= Jeni Klugman =

Jeni Klugman is a development economist. She is managing director of the Institute for Women, Peace and Security at Georgetown University and a fellow at the Kennedy School of Government's Women in Public Policy Program at Harvard University. She was formerly Director of Gender and Development at the World Bank Group, where she served as lead spokesperson on gender equality issues and was responsible for developing strategic directions to support the institution's gender and development priorities. She also serves or has served on several advisory boards, including the World Economic Forum's advisory board on Sustainability and Competitiveness, and those related to the work of the Council on Foreign Relations, Plan International, International Civil Society Network, UNDP 2013 World Report on Democratic Governance, and a European Union research program on GDP and beyond. Prior to taking up this position in August 2011, Klugman was the director and lead author of three global Human Development Reports published by the United Nations Development Programme: Overcoming Barriers: Human Mobility and Development (2009); The Real Wealth of Nations: Pathways to Human Development (2010); and Sustainability and Equity: a Better Future for All (2011).
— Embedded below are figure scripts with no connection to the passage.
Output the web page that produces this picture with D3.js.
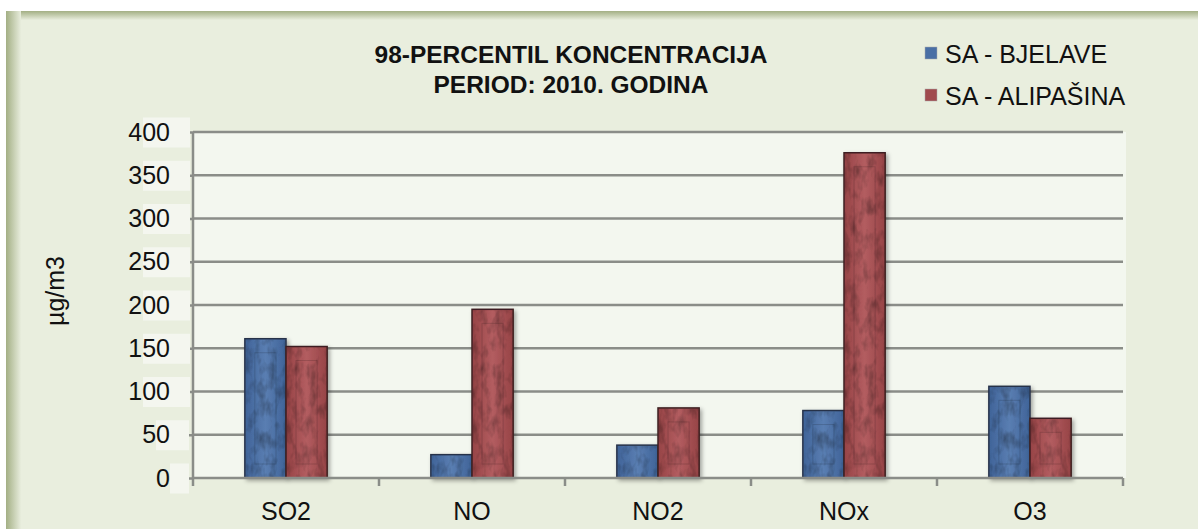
<!DOCTYPE html>
<html>
<head>
<meta charset="utf-8">
<script src="https://cdn.jsdelivr.net/npm/d3@7"></script>
<style>
  body { margin: 0; background: #fff; }
  svg { display: block; font-family: "Liberation Sans", Arial, sans-serif; }
</style>
</head>
<body>
<script>
var categories = ["SO2", "NO", "NO2", "NOx", "O3"];
var seriesNames = ["SA - BJELAVE", "SA - ALIPAŠINA"];
var bjelave = [161, 27, 38, 78, 106];
var alipasina = [152, 195, 81, 376, 69];
var yTicks = [0, 50, 100, 150, 200, 250, 300, 350, 400];
var titleLines = ["98-PERCENTIL KONCENTRACIJA", "PERIOD: 2010. GODINA"];

var main = function() {
  var W = 1198, H = 529;
  var margin = {top: 132, left: 193, right: 75, bottom: 51};
  var width = W - margin.left - margin.right,
      height = H - margin.top - margin.bottom;
  var fs = 25;

  var svg = d3.select("body").append("svg")
    .attr("width", W)
    .attr("height", H);

  var defs = svg.append("defs");

  // frame gradients
  var lg = defs.append("linearGradient").attr("id", "leftEdge").attr("x1", 0).attr("x2", 1).attr("y1", 0).attr("y2", 0);
  lg.append("stop").attr("offset", 0).attr("stop-color", "#a3af84");
  lg.append("stop").attr("offset", 1).attr("stop-color", "#e8eddd");
  var tg = defs.append("linearGradient").attr("id", "topEdge").attr("x1", 0).attr("x2", 0).attr("y1", 0).attr("y2", 1);
  tg.append("stop").attr("offset", 0).attr("stop-color", "#a3af84");
  tg.append("stop").attr("offset", 1).attr("stop-color", "#e8eddd");

  var colors = [
    {id: "gBlue", c0: "#5a7eb2", c1: "#3f6398", stroke: "#27334a", legend: "#4a6fa5"},
    {id: "gRed", c0: "#b35d60", c1: "#964346", stroke: "#3d1f20", legend: "#a04a4d"}
  ];
  colors.forEach(function(c) {
    var g = defs.append("linearGradient").attr("id", c.id).attr("x1", 0).attr("x2", 1).attr("y1", 0).attr("y2", 0);
    g.append("stop").attr("offset", 0).attr("stop-color", c.c1);
    g.append("stop").attr("offset", 0.5).attr("stop-color", c.c0);
    g.append("stop").attr("offset", 1).attr("stop-color", c.c1);
  });

  var shadow = defs.append("filter").attr("id", "shadow").attr("x", "-20%").attr("y", "-20%").attr("width", "150%").attr("height", "150%");
  shadow.append("feDropShadow").attr("dx", 2).attr("dy", 2).attr("stdDeviation", 2).attr("flood-color", "#000").attr("flood-opacity", 0.35);

  // mottled texture for bars
  var tex = defs.append("filter").attr("id", "tex").attr("x", 0).attr("y", 0).attr("width", 1).attr("height", 1);
  tex.append("feTurbulence").attr("type", "fractalNoise").attr("baseFrequency", "0.12 0.06").attr("numOctaves", 3).attr("seed", 4).attr("result", "noise");
  tex.append("feColorMatrix").attr("in", "noise").attr("type", "matrix")
    .attr("values", "0 0 0 0 0  0 0 0 0 0  0 0 0 0 0  2.2 0 0 0 -0.95").attr("result", "dark");
  tex.append("feComposite").attr("in", "dark").attr("in2", "SourceGraphic").attr("operator", "in");

  // chart frame
  svg.append("rect").attr("x", 6).attr("y", 11).attr("width", W - 6).attr("height", H - 11).attr("fill", "#e9eede");
  svg.append("rect").attr("x", 6).attr("y", 11).attr("width", W - 6).attr("height", 9).attr("fill", "url(#topEdge)");
  svg.append("rect").attr("x", 6).attr("y", 11).attr("width", 15).attr("height", H - 11).attr("fill", "url(#leftEdge)");

  var g = svg.append("g").attr("transform", "translate(" + margin.left + "," + margin.top + ")");

  // plot area
  g.append("rect").attr("x", 0).attr("y", 0).attr("width", width + 3).attr("height", height)
    .attr("fill", "#f3f7ef");

  var x0 = d3.scaleBand().domain(categories).range([0, width]);
  var x1 = d3.scaleBand().domain([0, 1]).range([0, x0.bandwidth()]).paddingOuter(1.26);
  var y = d3.scaleLinear().domain([0, 400]).range([height, 0]);

  // gridlines
  g.append("g").selectAll("line").data(yTicks.slice(1)).enter().append("line")
    .attr("x1", 0).attr("x2", width)
    .attr("y1", function(d) { return y(d); }).attr("y2", function(d) { return y(d); })
    .attr("stroke", "#8a8d88").attr("stroke-width", 2.5);

  // bars
  var data = categories.map(function(c, i) { return {cat: c, vals: [bjelave[i], alipasina[i]]}; });
  var groups = g.append("g").selectAll("g").data(data).enter().append("g")
    .attr("transform", function(d) { return "translate(" + x0(d.cat) + ",0)"; });

  var bars = groups.selectAll("g").data(function(d) { return d.vals.map(function(v, k) { return {v: v, k: k}; }); })
    .enter().append("g");
  bars.append("rect")
    .attr("x", function(d) { return x1(d.k); })
    .attr("y", function(d) { return y(d.v); })
    .attr("width", x1.bandwidth())
    .attr("height", function(d) { return height - y(d.v); })
    .attr("fill", function(d) { return "url(#" + colors[d.k].id + ")"; })
    .attr("stroke", function(d) { return colors[d.k].stroke; })
    .attr("stroke-width", 1.5)
    .attr("filter", "url(#shadow)");
  bars.append("rect")
    .attr("x", function(d) { return x1(d.k) + 1; })
    .attr("y", function(d) { return y(d.v) + 1; })
    .attr("width", x1.bandwidth() - 2)
    .attr("height", function(d) { return height - y(d.v) - 2; })
    .attr("fill", "#1a1a2a")
    .attr("opacity", 0.3)
    .attr("filter", "url(#tex)");
  bars.filter(function(d) { return height - y(d.v) > 40; }).append("rect")
    .attr("x", function(d) { return x1(d.k) + 10; })
    .attr("y", function(d) { return y(d.v) + 14; })
    .attr("width", x1.bandwidth() - 20)
    .attr("height", function(d) { return height - y(d.v) - 28; })
    .attr("fill", "none")
    .attr("stroke", "rgba(0,0,0,0.15)")
    .attr("stroke-width", 1);

  // y axis
  var yAxis = g.append("g").call(d3.axisLeft(y).tickValues(yTicks).tickSize(7).tickPadding(16));
  yAxis.select(".domain").attr("stroke", "#8a8d88").attr("stroke-width", 2.5).attr("d", "M0," + height + "V0");
  yAxis.selectAll(".tick line").attr("stroke", "#8a8d88").attr("stroke-width", 2.5);
  yAxis.selectAll(".tick text").attr("font-size", fs).attr("fill", "#111").attr("font-family", "Liberation Sans, Arial, sans-serif");
  yAxis.selectAll(".tick").insert("rect", "text")
    .attr("x", -49).attr("y", -15).attr("width", 28).attr("height", 30)
    .attr("fill", "#f4f6ef");
  yAxis.selectAll(".tick rect").attr("x", function(d) { return d >= 100 ? -50 : (d >= 10 ? -37 : -23); })
    .attr("width", function(d) { return d >= 100 ? 47 : (d >= 10 ? 33 : 19); });

  // x axis
  var xAxis = g.append("g").attr("transform", "translate(0," + height + ")")
    .call(d3.axisBottom(x0).tickSize(0).tickPadding(24));
  xAxis.select(".domain").attr("stroke", "#8a8d88").attr("stroke-width", 2.5).attr("d", "M0,0H" + width);
  xAxis.selectAll(".tick text").attr("font-size", fs).attr("fill", "#111").attr("font-family", "Liberation Sans, Arial, sans-serif");
  xAxis.append("g").selectAll("line").data(d3.range(categories.length + 1)).enter().append("line")
    .attr("x1", function(i) { return i * x0.step(); }).attr("x2", function(i) { return i * x0.step(); })
    .attr("y1", 0).attr("y2", 8)
    .attr("stroke", "#8a8d88").attr("stroke-width", 2.5);

  // y label
  svg.append("text")
    .attr("transform", "translate(64,291) rotate(-90)")
    .attr("text-anchor", "middle")
    .attr("font-size", 25).attr("fill", "#111")
    .text("µg/m3");

  // title
  svg.append("g").selectAll("text").data(titleLines).enter().append("text")
    .attr("x", 571).attr("y", function(d, i) { return 63 + i * 30; })
    .attr("text-anchor", "middle")
    .attr("font-size", 24.5).attr("font-weight", "bold").attr("fill", "#111")
    .text(function(d) { return d; });

  // legend
  var legend = svg.append("g").selectAll("g").data(seriesNames).enter().append("g")
    .attr("transform", function(d, i) { return "translate(925," + (47 + i * 42) + ")"; });
  legend.append("rect").attr("width", 12).attr("height", 12)
    .attr("fill", function(d, i) { return colors[i].legend; })
    .attr("stroke", "#aaa").attr("stroke-width", 0.5);
  legend.append("text").attr("x", 20).attr("y", 16)
    .attr("font-size", fs).attr("fill", "#111")
    .text(function(d) { return d; });
};

main();
</script>
</body>
</html>
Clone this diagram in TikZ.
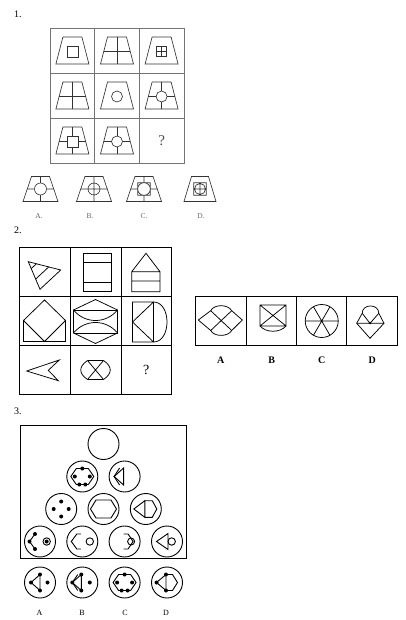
\documentclass[tikz,border=0pt]{standalone}
\usepackage{fontspec}
\setmainfont{Liberation Serif}
\usetikzlibrary{calc}
\begin{document}
\begin{tikzpicture}[x=1pt,y=-1pt,
  gridone/.style={draw=black!55, line width=0.6pt},
  figone/.style={draw=black!80, line width=0.65pt},
  gridtwo/.style={draw=black, line width=0.8pt},
  figtwo/.style={draw=black, line width=0.75pt},
  figthree/.style={draw=black, line width=0.9pt},
  numlabel/.style={font=\fontsize{10}{10}\selectfont, anchor=west, inner sep=0pt},
  optone/.style={font=\fontsize{7.5}{7.5}\selectfont, text=black!60, inner sep=0pt},
  opttwo/.style={font=\fontsize{10}{10}\selectfont\bfseries, inner sep=0pt},
  optthree/.style={font=\fontsize{8}{8}\selectfont, inner sep=0pt}]
\useasboundingbox (0,0) rectangle (406,620);
\fill[white] (0,0) rectangle (406,620);

% ================= Problem 1 =================
\node[numlabel] (n1) at (14,14) {1.};
\draw[gridone] (50,28) rectangle (184,163);
\foreach \x in {94.7,139.3} \draw[gridone] (\x,28) -- (\x,163);
\foreach \y in {73,118} \draw[gridone] (50,\y) -- (184,\y);

\newcommand\trapbig{\draw[figone] (-9.5,-13.5) -- (9.5,-13.5) -- (16.5,13.5) -- (-16.5,13.5) -- cycle;}
\newcommand\crosslines{\draw[figone] (0,-13.5) -- (0,-4.5) (0,6.5) -- (0,13.5) (-13.26,1) -- (-5.5,1) (5.5,1) -- (13.26,1);}
% row 1
\begin{scope}[shift={(72.4,50.5)}]
  \trapbig \draw[figone] (-5.5,-4.5) rectangle (5.5,6.5);
\end{scope}
\begin{scope}[shift={(117,50.5)}]
  \trapbig \draw[figone] (0,-13.5) -- (0,13.5) (-13.26,1) -- (13.26,1);
\end{scope}
\begin{scope}[shift={(161.6,50.5)}]
  \trapbig \draw[figone] (-5,-4) rectangle (5,6) (0,-4) -- (0,6) (-5,1) -- (5,1);
\end{scope}
% row 2
\begin{scope}[shift={(72.4,95.5)}]
  \trapbig \draw[figone] (0,-13.5) -- (0,13.5) (-13.26,1) -- (13.26,1);
\end{scope}
\begin{scope}[shift={(117,95.5)}]
  \trapbig \draw[figone] (0,1) circle[radius=5.5pt];
\end{scope}
\begin{scope}[shift={(161.6,95.5)}]
  \trapbig \draw[figone] (0,1) circle[radius=5.5pt]; \crosslines
\end{scope}
% row 3
\begin{scope}[shift={(72.4,140.5)}]
  \trapbig \draw[figone] (-5.5,-4.5) rectangle (5.5,6.5); \crosslines
\end{scope}
\begin{scope}[shift={(117,140.5)}]
  \trapbig \draw[figone] (0,1) circle[radius=5.5pt]; \crosslines
\end{scope}
\node[font=\fontsize{15}{15}\selectfont, text=black!70] (q1) at (161.6,141) {?};

% options
\newcommand\trapsmall{\draw[figone] (-9,-12.5) -- (9,-12.5) -- (17.5,12.5) -- (-17.5,12.5) -- cycle;}
\begin{scope}[shift={(40.5,189)}]
  \trapsmall \draw[figone] (0,0) circle[radius=6pt] (0,-12.5) -- (0,-6) (0,6) -- (0,12.5) (-13.25,0) -- (-6,0) (6,0) -- (13.25,0);
\end{scope}
\begin{scope}[shift={(94,189)}]
  \trapsmall \draw[figone] (0,0) circle[radius=6pt] (0,-12.5) -- (0,12.5) (-13.25,0) -- (13.25,0);
\end{scope}
\begin{scope}[shift={(144,189)}]
  \trapsmall \draw[figone] (0,0) circle[radius=6.3pt] (-6.3,-6.3) rectangle (6.3,6.3) (0,-12.5) -- (0,-6.3) (0,6.3) -- (0,12.5) (-13.25,0) -- (-6.3,0) (6.3,0) -- (13.25,0);
\end{scope}
\begin{scope}[shift={(200,189)}]
  \draw[figone] (-8.5,-12.5) -- (8.5,-12.5) -- (16,12.5) -- (-16,12.5) -- cycle;
  \draw[figone] (-6.3,-6.3) rectangle (6.3,6.3) (0,0) circle[radius=5.5pt] (0,-5.5) -- (0,5.5) (-5.5,0) -- (5.5,0);
\end{scope}
\node[optone] (o1a) at (39,216.5) {A.};
\node[optone] (o1b) at (90,216.5) {B.};
\node[optone] (o1c) at (144,216.5) {C.};
\node[optone] (o1d) at (201,216.5) {D.};

% ================= Problem 2 =================
\node[numlabel] (n2) at (14,230) {2.};
\draw[gridtwo] (19.3,247.3) rectangle (171.7,394.3);
\foreach \x in {70.1,120.9} \draw[gridtwo] (\x,247.3) -- (\x,394.3);
\foreach \y in {296.3,345.3} \draw[gridtwo] (19.3,\y) -- (171.7,\y);

% (1,1) triangle with stripes
\coordinate (ta) at (28.3,261.7);
\coordinate (tb) at (60.7,270);
\coordinate (tc) at (40,289.3);
\draw[figtwo] (ta) -- (tb) -- (tc) -- cycle;
\draw[figtwo] ($(ta)!0.25!(tb)$) -- ($(ta)!0.25!(tc)$);
\draw[figtwo] ($(ta)!0.63!(tb)$) -- ($(ta)!0.63!(tc)$);
% (1,2) rectangle with two lines
\draw[figtwo] (83.3,253.3) rectangle (111.7,291) (83.3,262.3) -- (111.7,262.3) (83.3,282.7) -- (111.7,282.7);
% (1,3) house
\draw[figtwo] (131.7,271.7) -- (146,253.3) -- (160,271.7) (131.7,271.7) rectangle (160,291.7) (131.7,281) -- (160,281);
% (2,1) envelope
\draw[figtwo] (44.5,300) -- (65.5,320.5) -- (44.5,341.5) -- (23.5,320.5) -- cycle;
\draw[figtwo] (23.5,320.5) -- (23.5,341.5) -- (65.5,341.5) -- (65.5,320.5);
% (2,2) hexagon with arcs
\draw[figtwo] (95.5,299.5) -- (117.5,310) -- (117.5,333) -- (95.5,343.5) -- (73.5,333) -- (73.5,310) -- cycle;
\draw[figtwo] (73.5,310) -- (117.5,310) (73.5,333) -- (117.5,333);
\draw[figtwo] (73.5,310) .. controls (85,324) and (106,324) .. (117.5,310);
\draw[figtwo] (73.5,333) .. controls (85,319) and (106,319) .. (117.5,333);
% (2,3) rectangle, triangle and arc
\draw[figtwo] (132.5,302) rectangle (153.5,342) (153.5,302) -- (132.5,322) -- (153.5,342);
\draw[figtwo] (153.5,302) .. controls (171.5,302) and (171.5,342) .. (153.5,342);
% (3,1) chevron
\draw[figtwo] (26.7,371) -- (59.3,360) -- (48.3,370.3) -- (58.3,380.7) -- cycle;
% (3,2) bow tie
\draw[figtwo] (87.5,360.5) -- (103.5,360.5) (87.5,379.5) -- (103.5,379.5) (87.5,360.5) -- (103.5,379.5) (103.5,360.5) -- (87.5,379.5);
\draw[figtwo] (87.5,360.5) .. controls (78.5,366.5) and (78.5,373.5) .. (87.5,379.5);
\draw[figtwo] (103.5,360.5) .. controls (112.5,366.5) and (112.5,373.5) .. (103.5,379.5);
\node[font=\fontsize{14}{14}\selectfont] (q2) at (146.3,370) {?};

% options box
\draw[gridtwo] (195.7,296.7) rectangle (397,345);
\foreach \x in {246,296.3,346.7} \draw[gridtwo] (\x,296.7) -- (\x,345);
% A
\draw[figtwo] (198.3,320) -- (210.7,310.7) .. controls (214,304) and (228,304) .. (231.7,310.7) -- (242.3,320) -- (231.7,330.5) .. controls (228,337) and (214,337) .. (210.7,330.5) -- cycle;
\draw[figtwo] (210.7,310.7) -- (231.7,330.5) (231.7,310.7) -- (210.7,330.5);
% B
\draw[figtwo] (260,305) rectangle (286,326) (260,305) -- (286,326) (286,305) -- (260,326);
\draw[figtwo] (260,326) .. controls (266,333) and (280,333) .. (286,326);
% C
\draw[figtwo] (321.7,321) circle[radius=16.5pt];
\draw[figtwo] (305.2,321) -- (338.2,321) (313.45,306.7) -- (329.95,335.3) (329.95,306.7) -- (313.45,335.3);
% D
\draw[figtwo] (356.7,323.3) -- (362.2,313.3) .. controls (362.2,303.5) and (378.8,303.5) .. (378.8,313.3) -- (384,323.3) -- (370,338.3) -- cycle;
\draw[figtwo] (356.7,323.3) -- (384,323.3) (362.2,313.3) -- (370,323.3) -- (378.8,313.3);
\fill (370,323.3) circle[radius=1.1pt];
\node[opttwo] (o2a) at (220.7,360) {A};
\node[opttwo] (o2b) at (271.7,360) {B};
\node[opttwo] (o2c) at (321.7,360) {C};
\node[opttwo] (o2d) at (372.3,360) {D};

% ================= Problem 3 =================
\node[numlabel] (n3) at (14,411.7) {3.};
\draw[line width=1pt] (20.7,425) rectangle (186,558.5);

\newcommand\dotat[1]{\fill #1 circle[radius=2pt];}
\newcommand\hexmid{\draw[figthree] (-11.5,0) -- (-6,-8) -- (6,-8) -- (11.5,0) -- (6,8) -- (-6,8) -- cycle;}
\newcommand\hexdots{\dotat{(0,-8)} \dotat{(-7.5,0)} \dotat{(7.5,0)} \dotat{(-3,8)} \dotat{(3,8)}}
\newcommand\ring{\draw[figthree] (0,0) circle[radius=15.5pt];}
% top
\begin{scope}[shift={(103.5,444)}]
  \ring
\end{scope}
% row 2
\begin{scope}[shift={(82.3,476.5)}]
  \ring \hexmid \hexdots
\end{scope}
\begin{scope}[shift={(124.6,476.5)}]
  \ring
  \draw[figthree] (-5,-8.5) -- (-10.5,0) -- (-5,8.5);
  \draw[figthree] (-10.5,0) -- (-1,-8.5) -- (-1,8.5) -- cycle;
\end{scope}
% row 3
\begin{scope}[shift={(61.2,509)}]
  \ring
  \dotat{(0,-7.5)} \dotat{(-7.5,0)} \dotat{(7.5,0)} \dotat{(0,7.5)}
\end{scope}
\begin{scope}[shift={(103.5,509)}]
  \ring
  \draw[figthree] (-13,0) -- (-7.5,-9) -- (7.5,-9) -- (13,0) -- (7.5,9) -- (-7.5,9) -- cycle;
\end{scope}
\begin{scope}[shift={(145.8,509)}]
  \ring
  \draw[figthree] (-12,0) -- (-1,-8.3) -- (-1,8.3) -- cycle;
  \draw[figthree] (-1,-8.3) -- (6.5,-8.3) -- (11,0) -- (6.5,8.3) -- (-1,8.3);
\end{scope}
% row 4
\begin{scope}[shift={(40,541.5)}]
  \ring
  \draw[figthree] (-5,-7.5) -- (-10.5,0) -- (-5,7.5);
  \dotat{(-5,-7.5)} \dotat{(-10.5,0)} \dotat{(-5,7.5)}
  \draw[figthree] (6.7,0) circle[radius=3.7pt]; \dotat{(6.7,0)}
\end{scope}
\begin{scope}[shift={(82.3,541.5)}]
  \ring
  \draw[figthree] (-1.5,-7.5) -- (-5.5,-7.5) -- (-11,0) -- (-5.5,7.5) -- (-1.5,7.5);
  \draw[figthree] (7.5,0) circle[radius=3.7pt];
\end{scope}
\begin{scope}[shift={(124.6,541.5)}]
  \ring
  \draw[figthree] (-1,-7.5) -- (3.5,-7.5) -- (8.5,0) -- (3.5,7.5) -- (-1,7.5);
  \draw[figthree] (6.5,0) circle[radius=3.5pt];
\end{scope}
\begin{scope}[shift={(167,541.5)}]
  \ring
  \draw[figthree] (-10.5,0) -- (1,-8) -- (1,8) -- cycle;
  \draw[figthree] (4.7,0) circle[radius=3.7pt];
\end{scope}
% options
\begin{scope}[shift={(40,582.5)}]
  \ring
  \draw[figthree] (-9,0) -- (0,-8) -- (0,8) -- cycle;
  \dotat{(-9,0)} \dotat{(0,-8)} \dotat{(0,8)} \dotat{(7.5,0)}
\end{scope}
\begin{scope}[shift={(82.3,582.5)}]
  \ring
  \draw[figthree] (-4.5,-8) -- (-10,0) -- (-4.5,8);
  \draw[figthree] (-10,0) -- (-1,-8) -- (-1,8) -- cycle;
  \dotat{(-10,0)} \dotat{(-1,-8)} \dotat{(-1,8)} \dotat{(7.5,0)}
\end{scope}
\begin{scope}[shift={(124.6,582.5)}]
  \ring \hexmid \hexdots
\end{scope}
\begin{scope}[shift={(167,582.5)}]
  \ring
  \draw[figthree] (-10.5,0) -- (-1,-8) -- (-1,8) -- cycle;
  \draw[figthree] (-1,-8) -- (5.5,-8) -- (10.5,0) -- (5.5,8) -- (-1,8);
  \dotat{(-10.5,0)} \dotat{(-1,-8)} \dotat{(-1,8)}
\end{scope}
\node[optthree] (o3a) at (39.5,612.7) {A};
\node[optthree] (o3b) at (82,612.7) {B};
\node[optthree] (o3c) at (125,612.7) {C};
\node[optthree] (o3d) at (166,612.7) {D};
\end{tikzpicture}
\end{document}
From 1992 to 2008, she held various positions at the World Bank, focusing in particular on poverty, inequality, and human development in low-income countries in Africa, Europe, and Asia. Klugman has published a number of books, papers and reports on topics ranging from poverty reduction strategies and labor markets to conflict, health reform, education, and decentralization. She holds a Ph.D. in economics from the Australian National University, as well as postgraduate degrees in Law and Development Economics from Oxford University, where she was a Rhodes Scholar Jeni is the daughter of former Labor MP, Richard Klugman ('Dick Klugman'), and civil libertarian Kristine Klugman.